One of the key chapters in the book, Journeying Again, focuses on moving forward while acknowledging the pain of loss. “One day, I woke up in the middle of the night and heard a voice, loud and clear, ‘It is time to close the casket, bury the hatchet, and move on with life.’ Those words rang in me every single night. Life is never meant to be lived in the past because nothing can ever change the fact that whatever happened is beyond your control,” she said. The cover of I Wasn’t Ready to Say Goodbye also holds a significant meaning for her. “It resonates with a part of me that is missing, a part that used to make me whole but is no more. It has vanished into thin air, and I am left with so much agony,” she said. Since its release, the book has received feedback from readers who relate to its themes. One early reader shared their thoughts, writing: “This book speaks to me in a way I cannot put into words.

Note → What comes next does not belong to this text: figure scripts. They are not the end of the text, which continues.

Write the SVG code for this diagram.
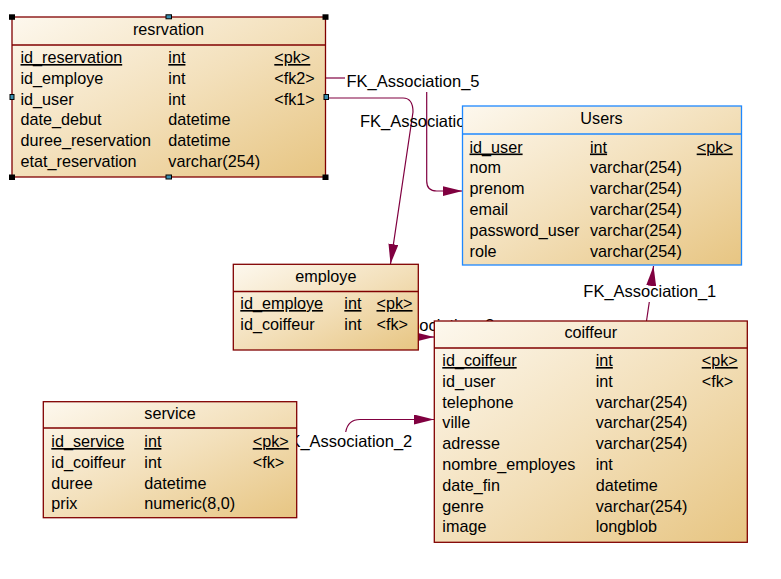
<svg xmlns="http://www.w3.org/2000/svg" width="781" height="579" viewBox="0 0 781 579">
<defs>
<linearGradient id="g" x1="0" y1="0" x2="1" y2="1">
<stop offset="0" stop-color="#fdf8ee"/>
<stop offset="0.5" stop-color="#f3e0bb"/>
<stop offset="1" stop-color="#e7c582"/>
</linearGradient>
<marker id="arr" markerUnits="userSpaceOnUse" viewBox="0 0 20 10" markerWidth="20" markerHeight="10" refX="20" refY="5" orient="auto">
<path d="M0,0 L20,5 L0,10 z" fill="#800040"/>
</marker>
<style>
text{font-family:"Liberation Sans",Arial,sans-serif;font-size:16.2px;fill:#000}
.lbl{font-size:16.5px}
.t{text-anchor:middle}
.pk{text-decoration:underline}
.box{fill:url(#g);stroke:#800000;stroke-width:1.3}
.ub{fill:url(#g);stroke:#1e88ff;stroke-width:1.3}
.sep{stroke:#800000;stroke-width:1.3}
.usep{stroke:#1e88ff;stroke-width:1.3}
.c{fill:none;stroke:#800040;stroke-width:1.2}
.hc{fill:#000}
.hm{fill:#3a8fb0;stroke:#000;stroke-width:1}
</style>
</defs>
<rect width="781" height="579" fill="#fff"/>
<g id="connectors">
<path class="c" d="M326,78 H345"/>
<text class="lbl" x="346.5" y="87">FK_Association_5</text>
<path class="c" d="M426.7,92 V181 Q426.7,191 436.7,191 H462.5" marker-end="url(#arr)"/>
<path class="c" d="M326,98 H403 Q413,98 413,112 L390.5,264" marker-end="url(#arr)"/>
<text class="lbl" x="360" y="127">FK_Association_4</text>
<path class="c" d="M646.5,321 L649.3,302"/>
<path class="c" d="M651.2,286 L653.5,266" marker-end="url(#arr)"/>
<text class="lbl" x="583.3" y="297">FK_Association_1</text>
<path class="c" d="M414,337 H434" marker-end="url(#arr)"/>
<text class="lbl" x="361.5" y="331">FK_Association_3</text>
<path class="c" d="M345.7,432 Q348,419.5 360,419.5 H434" marker-end="url(#arr)"/>
<text class="lbl" x="412.3" y="447" text-anchor="end">FK_Association_2</text>
</g>
<g id="resrvation">
<rect class="box" x="12" y="17" width="313.5" height="160"/>
<line class="sep" x1="12" y1="45" x2="325.5" y2="45"/>
<text class="t" x="168.5" y="35">resrvation</text>
<text class="pk" x="20.5" y="63">id_reservation</text><text class="pk" x="168.3" y="63">int</text><text class="pk" x="274.3" y="63">&lt;pk&gt;</text>
<text x="20.5" y="83.8">id_employe</text><text x="168.3" y="83.8">int</text><text x="274.3" y="83.8">&lt;fk2&gt;</text>
<text x="20.5" y="104.6">id_user</text><text x="168.3" y="104.6">int</text><text x="274.3" y="104.6">&lt;fk1&gt;</text>
<text x="20.5" y="125.4">date_debut</text><text x="168.3" y="125.4">datetime</text>
<text x="20.5" y="146.2">duree_reservation</text><text x="168.3" y="146.2">datetime</text>
<text x="20.5" y="167">etat_reservation</text><text x="168.3" y="167">varchar(254)</text>
<rect class="hc" x="9" y="14.3" width="6" height="5.5"/>
<rect class="hc" x="322.5" y="14.3" width="6" height="5.5"/>
<rect class="hc" x="9" y="174.5" width="6" height="5.5"/>
<rect class="hc" x="322.5" y="174.5" width="6" height="5.5"/>
<rect class="hm" x="166" y="14.8" width="5.5" height="4"/>
<rect class="hm" x="166" y="175" width="5.5" height="4"/>
<rect class="hm" x="10" y="94.5" width="4" height="5"/>
<rect class="hm" x="324" y="94.5" width="4.5" height="5"/>
</g>
<g id="Users">
<rect class="ub" x="462.5" y="106" width="279" height="159"/>
<line class="usep" x1="462.5" y1="134" x2="741.5" y2="134"/>
<text class="t" x="601.5" y="124">Users</text>
<text class="pk" x="469.5" y="152.5">id_user</text><text class="pk" x="590" y="152.5">int</text><text class="pk" x="696.7" y="152.5">&lt;pk&gt;</text>
<text x="469.5" y="173.3">nom</text><text x="590" y="173.3">varchar(254)</text>
<text x="469.5" y="194.1">prenom</text><text x="590" y="194.1">varchar(254)</text>
<text x="469.5" y="214.9">email</text><text x="590" y="214.9">varchar(254)</text>
<text x="469.5" y="235.7">password_user</text><text x="590" y="235.7">varchar(254)</text>
<text x="469.5" y="256.5">role</text><text x="590" y="256.5">varchar(254)</text>
</g>
<g id="employe">
<rect class="box" x="233.3" y="264.3" width="185" height="85.7"/>
<line class="sep" x1="233.3" y1="291.5" x2="418.3" y2="291.5"/>
<text class="t" x="325.8" y="281.5">employe</text>
<text class="pk" x="240.3" y="309">id_employe</text><text class="pk" x="344.3" y="309">int</text><text class="pk" x="376.5" y="309">&lt;pk&gt;</text>
<text x="240.3" y="329.8">id_coiffeur</text><text x="344.3" y="329.8">int</text><text x="376.5" y="329.8">&lt;fk&gt;</text>
</g>
<g id="coiffeur">
<rect class="box" x="434.3" y="321" width="313" height="221.3"/>
<line class="sep" x1="434.3" y1="348" x2="747.3" y2="348"/>
<text class="t" x="590.8" y="338">coiffeur</text>
<text class="pk" x="442.3" y="366">id_coiffeur</text><text class="pk" x="595.7" y="366">int</text><text class="pk" x="701.7" y="366">&lt;pk&gt;</text>
<text x="442.3" y="386.8">id_user</text><text x="595.7" y="386.8">int</text><text x="701.7" y="386.8">&lt;fk&gt;</text>
<text x="442.3" y="407.6">telephone</text><text x="595.7" y="407.6">varchar(254)</text>
<text x="442.3" y="428.4">ville</text><text x="595.7" y="428.4">varchar(254)</text>
<text x="442.3" y="449.2">adresse</text><text x="595.7" y="449.2">varchar(254)</text>
<text x="442.3" y="470">nombre_employes</text><text x="595.7" y="470">int</text>
<text x="442.3" y="490.8">date_fin</text><text x="595.7" y="490.8">datetime</text>
<text x="442.3" y="511.6">genre</text><text x="595.7" y="511.6">varchar(254)</text>
<text x="442.3" y="532.4">image</text><text x="595.7" y="532.4">longblob</text>
</g>
<g id="service">
<rect class="box" x="43.3" y="401.7" width="253.4" height="116"/>
<line class="sep" x1="43.3" y1="428" x2="296.7" y2="428"/>
<text class="t" x="170" y="418.5">service</text>
<text class="pk" x="51.3" y="447">id_service</text><text class="pk" x="144.3" y="447">int</text><text class="pk" x="252.7" y="447">&lt;pk&gt;</text>
<text x="51.3" y="467.8">id_coiffeur</text><text x="144.3" y="467.8">int</text><text x="252.7" y="467.8">&lt;fk&gt;</text>
<text x="51.3" y="488.6">duree</text><text x="144.3" y="488.6">datetime</text>
<text x="51.3" y="509.4">prix</text><text x="144.3" y="509.4">numeric(8,0)</text>
</g>
</svg>
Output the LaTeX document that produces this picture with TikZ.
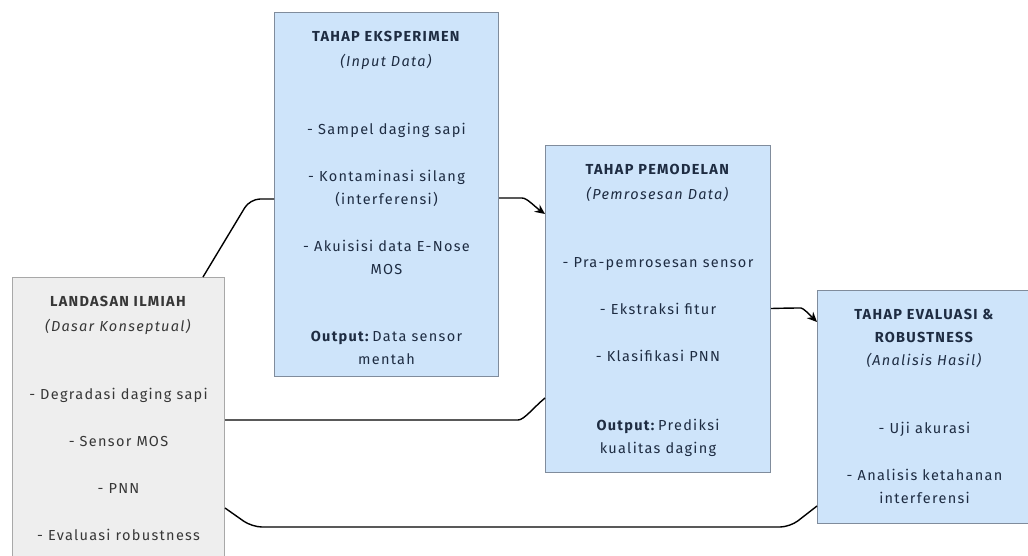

I teared up a lot when reading it because I related not only to death but to everything I have lost in life. I was not ready to say goodbye to a lot of things, but I am learning to live without them.”
Now that the book is published, Tlou says she feels a sense of closure. “This book took me so long to put together because of all the emotions I had to deal with in the process. Now that it has hit the market, I feel a huge relief and so much peace,” she said. Beyond writing, she has developed an interest in public speaking, particularly on grief and mental health. “Loss affects mental health significantly, and these issues need to be discussed with care. I look forward to collaborations and partnerships to engage in such conversations,” she said. She emphasised that grief does not follow a fixed timeline and that people should allow themselves to process it at their own pace. “It is okay not to be okay sometimes. Some days are difficult, and others are manageable, but the most important thing is to acknowledge the pain and find ways to live beyond it,” she said.